======== ENTRIES SUPPLIED ========
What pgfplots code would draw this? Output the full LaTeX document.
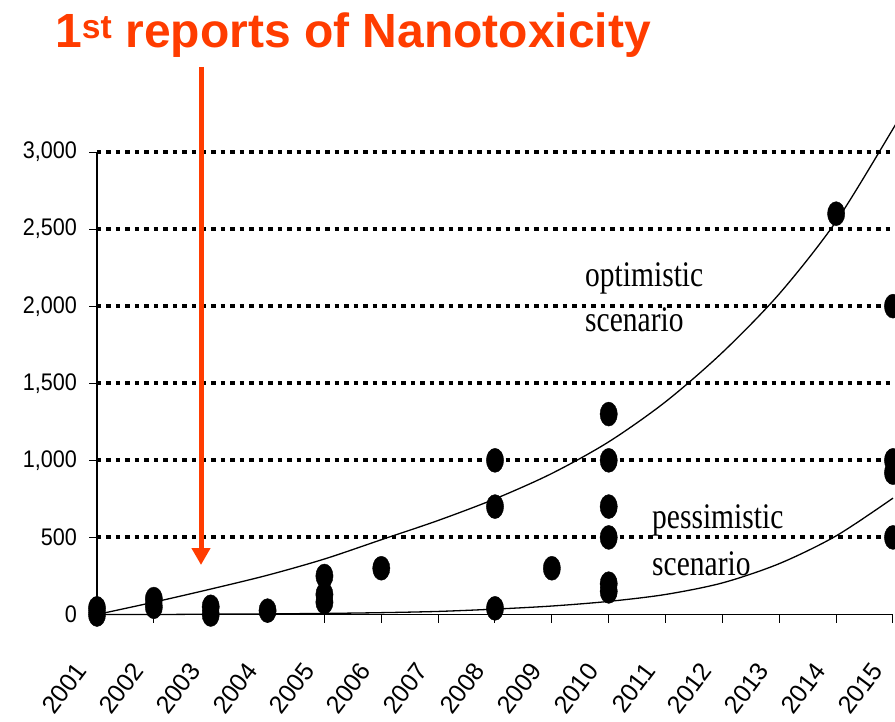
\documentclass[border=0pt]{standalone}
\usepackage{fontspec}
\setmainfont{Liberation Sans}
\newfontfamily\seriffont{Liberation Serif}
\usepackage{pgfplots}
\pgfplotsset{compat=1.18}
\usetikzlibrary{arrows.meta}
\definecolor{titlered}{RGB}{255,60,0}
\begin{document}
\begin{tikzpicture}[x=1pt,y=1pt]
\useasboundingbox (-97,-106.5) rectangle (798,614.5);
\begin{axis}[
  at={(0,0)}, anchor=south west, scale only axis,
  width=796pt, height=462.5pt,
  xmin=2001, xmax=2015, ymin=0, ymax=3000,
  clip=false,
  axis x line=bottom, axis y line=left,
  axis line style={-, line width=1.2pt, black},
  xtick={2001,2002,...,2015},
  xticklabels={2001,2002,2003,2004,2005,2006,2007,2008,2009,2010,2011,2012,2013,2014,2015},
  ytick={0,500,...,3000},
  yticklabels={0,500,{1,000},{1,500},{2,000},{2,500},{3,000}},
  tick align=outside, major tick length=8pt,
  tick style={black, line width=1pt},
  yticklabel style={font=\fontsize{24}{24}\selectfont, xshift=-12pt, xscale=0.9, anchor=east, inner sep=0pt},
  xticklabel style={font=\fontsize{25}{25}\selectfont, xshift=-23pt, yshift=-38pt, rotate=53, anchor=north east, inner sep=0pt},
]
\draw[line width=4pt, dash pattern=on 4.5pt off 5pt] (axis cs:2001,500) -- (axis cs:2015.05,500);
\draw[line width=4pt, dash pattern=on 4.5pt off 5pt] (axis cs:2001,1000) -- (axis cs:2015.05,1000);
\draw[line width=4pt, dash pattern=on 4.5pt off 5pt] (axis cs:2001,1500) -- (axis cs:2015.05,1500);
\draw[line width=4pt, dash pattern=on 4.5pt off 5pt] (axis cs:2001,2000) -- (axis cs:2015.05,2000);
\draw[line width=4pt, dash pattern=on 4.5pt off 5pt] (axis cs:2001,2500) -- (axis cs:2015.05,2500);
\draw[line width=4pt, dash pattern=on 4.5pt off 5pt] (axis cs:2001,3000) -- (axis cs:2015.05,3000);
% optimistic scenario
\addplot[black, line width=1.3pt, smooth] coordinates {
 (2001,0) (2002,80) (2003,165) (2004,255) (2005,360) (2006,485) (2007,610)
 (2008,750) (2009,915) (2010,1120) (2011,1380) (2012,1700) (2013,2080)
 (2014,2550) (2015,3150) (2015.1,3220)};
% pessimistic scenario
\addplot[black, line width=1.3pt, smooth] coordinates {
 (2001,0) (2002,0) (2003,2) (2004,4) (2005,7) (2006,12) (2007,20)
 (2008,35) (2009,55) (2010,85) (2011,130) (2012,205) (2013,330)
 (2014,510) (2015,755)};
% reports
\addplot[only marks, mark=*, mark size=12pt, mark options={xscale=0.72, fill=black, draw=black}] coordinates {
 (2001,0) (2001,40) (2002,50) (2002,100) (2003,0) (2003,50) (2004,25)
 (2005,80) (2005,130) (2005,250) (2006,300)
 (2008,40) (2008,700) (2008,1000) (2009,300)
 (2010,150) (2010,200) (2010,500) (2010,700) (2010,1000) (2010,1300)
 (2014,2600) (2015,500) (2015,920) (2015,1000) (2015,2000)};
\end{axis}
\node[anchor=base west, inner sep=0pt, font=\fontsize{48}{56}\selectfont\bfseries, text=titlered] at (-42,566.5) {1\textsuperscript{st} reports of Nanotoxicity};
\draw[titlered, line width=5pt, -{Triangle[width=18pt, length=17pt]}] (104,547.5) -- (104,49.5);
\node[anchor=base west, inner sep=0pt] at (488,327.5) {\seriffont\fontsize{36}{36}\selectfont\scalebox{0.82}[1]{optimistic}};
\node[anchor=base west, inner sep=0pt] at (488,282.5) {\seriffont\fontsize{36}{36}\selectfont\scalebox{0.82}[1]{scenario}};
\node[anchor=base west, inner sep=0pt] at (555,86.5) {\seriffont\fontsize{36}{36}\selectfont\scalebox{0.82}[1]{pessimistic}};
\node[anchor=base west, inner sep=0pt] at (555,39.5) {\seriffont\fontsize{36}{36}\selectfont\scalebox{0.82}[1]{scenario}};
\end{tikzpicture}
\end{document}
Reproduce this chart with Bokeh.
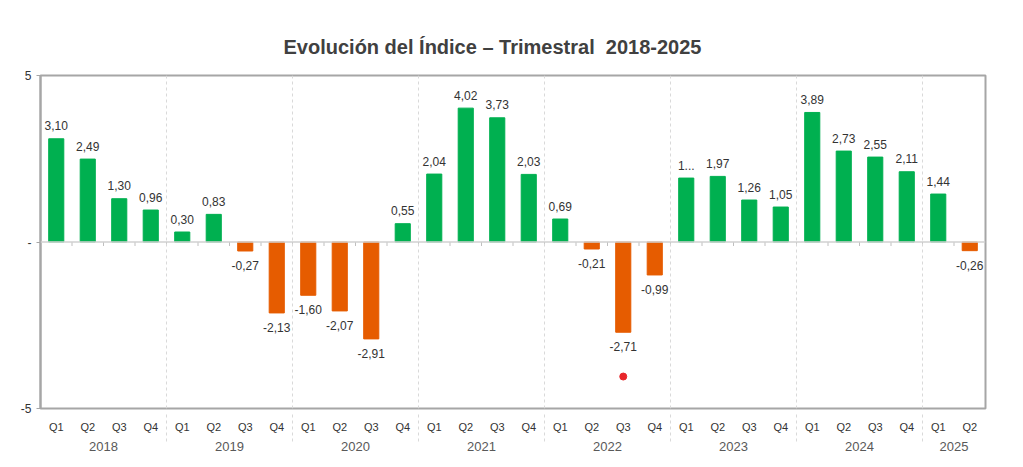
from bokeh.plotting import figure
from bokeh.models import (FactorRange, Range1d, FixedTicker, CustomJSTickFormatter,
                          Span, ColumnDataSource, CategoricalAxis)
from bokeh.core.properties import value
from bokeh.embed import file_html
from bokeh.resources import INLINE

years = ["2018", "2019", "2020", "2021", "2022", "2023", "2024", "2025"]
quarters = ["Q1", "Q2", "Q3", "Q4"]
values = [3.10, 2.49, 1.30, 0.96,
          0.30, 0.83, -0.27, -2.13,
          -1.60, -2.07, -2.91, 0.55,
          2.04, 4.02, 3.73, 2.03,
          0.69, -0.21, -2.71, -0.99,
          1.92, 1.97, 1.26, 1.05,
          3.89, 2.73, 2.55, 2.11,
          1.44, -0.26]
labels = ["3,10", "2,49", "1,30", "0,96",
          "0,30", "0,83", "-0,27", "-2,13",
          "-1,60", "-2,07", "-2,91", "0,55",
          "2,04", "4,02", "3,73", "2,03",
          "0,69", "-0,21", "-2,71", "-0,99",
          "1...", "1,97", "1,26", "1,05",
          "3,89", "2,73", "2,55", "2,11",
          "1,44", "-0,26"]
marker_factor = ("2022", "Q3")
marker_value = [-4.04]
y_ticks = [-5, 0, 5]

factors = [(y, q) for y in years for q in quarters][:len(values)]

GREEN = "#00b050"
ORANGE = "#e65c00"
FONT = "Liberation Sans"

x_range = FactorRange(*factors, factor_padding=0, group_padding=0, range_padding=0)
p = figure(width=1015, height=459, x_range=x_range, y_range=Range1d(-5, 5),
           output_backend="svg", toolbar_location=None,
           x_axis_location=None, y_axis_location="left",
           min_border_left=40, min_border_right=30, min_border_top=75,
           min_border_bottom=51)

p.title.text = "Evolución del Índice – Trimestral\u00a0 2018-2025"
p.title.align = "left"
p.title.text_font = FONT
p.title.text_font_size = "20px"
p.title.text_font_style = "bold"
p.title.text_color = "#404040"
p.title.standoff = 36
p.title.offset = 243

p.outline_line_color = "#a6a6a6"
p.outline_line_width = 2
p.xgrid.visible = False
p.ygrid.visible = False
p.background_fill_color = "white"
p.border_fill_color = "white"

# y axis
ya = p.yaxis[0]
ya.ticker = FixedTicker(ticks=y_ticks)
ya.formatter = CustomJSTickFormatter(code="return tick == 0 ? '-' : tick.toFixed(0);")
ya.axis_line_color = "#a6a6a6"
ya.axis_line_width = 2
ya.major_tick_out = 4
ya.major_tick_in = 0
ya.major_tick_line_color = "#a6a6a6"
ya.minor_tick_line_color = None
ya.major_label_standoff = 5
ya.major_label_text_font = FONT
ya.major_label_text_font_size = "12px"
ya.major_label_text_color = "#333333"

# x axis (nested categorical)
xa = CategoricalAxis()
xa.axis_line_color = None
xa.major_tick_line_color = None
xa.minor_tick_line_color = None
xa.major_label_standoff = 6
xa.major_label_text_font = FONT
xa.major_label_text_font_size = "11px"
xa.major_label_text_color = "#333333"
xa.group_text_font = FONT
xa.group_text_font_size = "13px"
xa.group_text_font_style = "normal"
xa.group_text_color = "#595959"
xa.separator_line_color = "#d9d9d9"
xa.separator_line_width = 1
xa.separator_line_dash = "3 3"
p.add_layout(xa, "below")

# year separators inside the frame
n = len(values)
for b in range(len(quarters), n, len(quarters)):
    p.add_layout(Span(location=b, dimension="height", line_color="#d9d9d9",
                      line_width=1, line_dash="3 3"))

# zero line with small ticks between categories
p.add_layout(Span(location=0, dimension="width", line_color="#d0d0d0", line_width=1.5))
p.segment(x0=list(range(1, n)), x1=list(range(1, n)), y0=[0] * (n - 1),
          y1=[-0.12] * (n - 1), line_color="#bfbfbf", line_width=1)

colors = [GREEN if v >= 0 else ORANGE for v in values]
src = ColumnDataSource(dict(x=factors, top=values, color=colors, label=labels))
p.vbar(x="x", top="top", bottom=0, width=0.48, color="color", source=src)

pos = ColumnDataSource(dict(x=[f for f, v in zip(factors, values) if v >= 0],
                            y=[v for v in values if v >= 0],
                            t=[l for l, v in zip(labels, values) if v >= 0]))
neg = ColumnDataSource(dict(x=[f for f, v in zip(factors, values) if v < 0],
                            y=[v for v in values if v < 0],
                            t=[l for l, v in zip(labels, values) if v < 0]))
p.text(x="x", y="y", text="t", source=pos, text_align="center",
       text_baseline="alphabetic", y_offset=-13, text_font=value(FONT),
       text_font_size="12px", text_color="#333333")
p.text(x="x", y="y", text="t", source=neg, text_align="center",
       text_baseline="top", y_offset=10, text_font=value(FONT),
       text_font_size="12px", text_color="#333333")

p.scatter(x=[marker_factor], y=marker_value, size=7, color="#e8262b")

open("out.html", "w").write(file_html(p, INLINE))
========
======== ENTRIES SUPPLIED ========
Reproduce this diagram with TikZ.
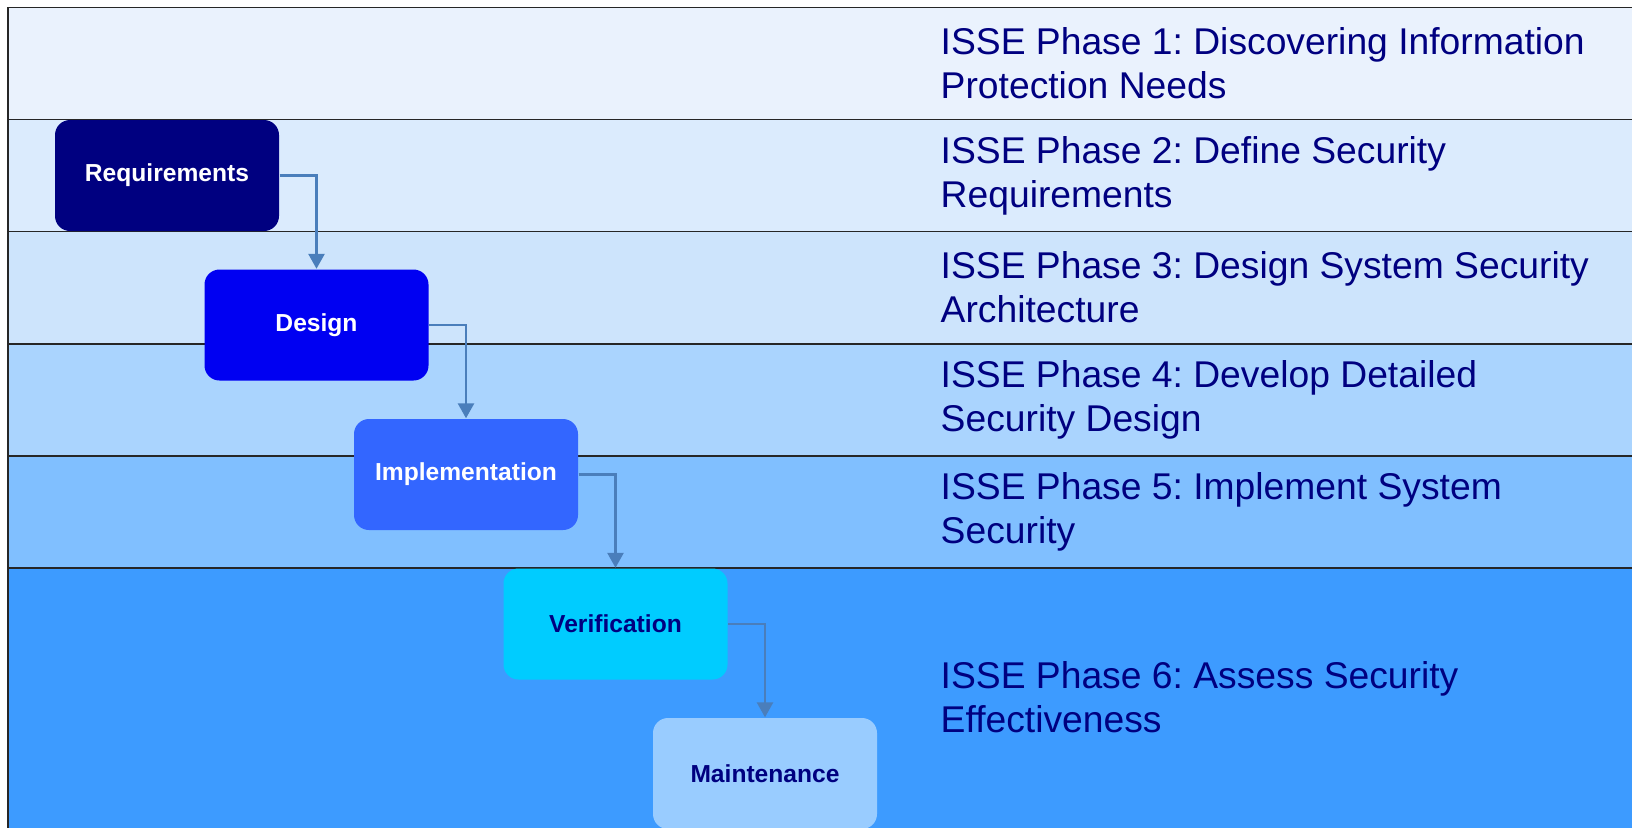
========
▶ [THE EXERCISE]: Please quote only the span of lines whose first line contains "Reproduce this chart with Bokeh." and whose last line contains "from bokeh.resources import INLINE", leaving every picture out.

▶ [RESULT]:
Reproduce this chart with Bokeh.
from bokeh.plotting import figure
from bokeh.models import (FactorRange, Range1d, FixedTicker, CustomJSTickFormatter,
                          Span, ColumnDataSource, CategoricalAxis)
from bokeh.core.properties import value
from bokeh.embed import file_html
from bokeh.resources import INLINE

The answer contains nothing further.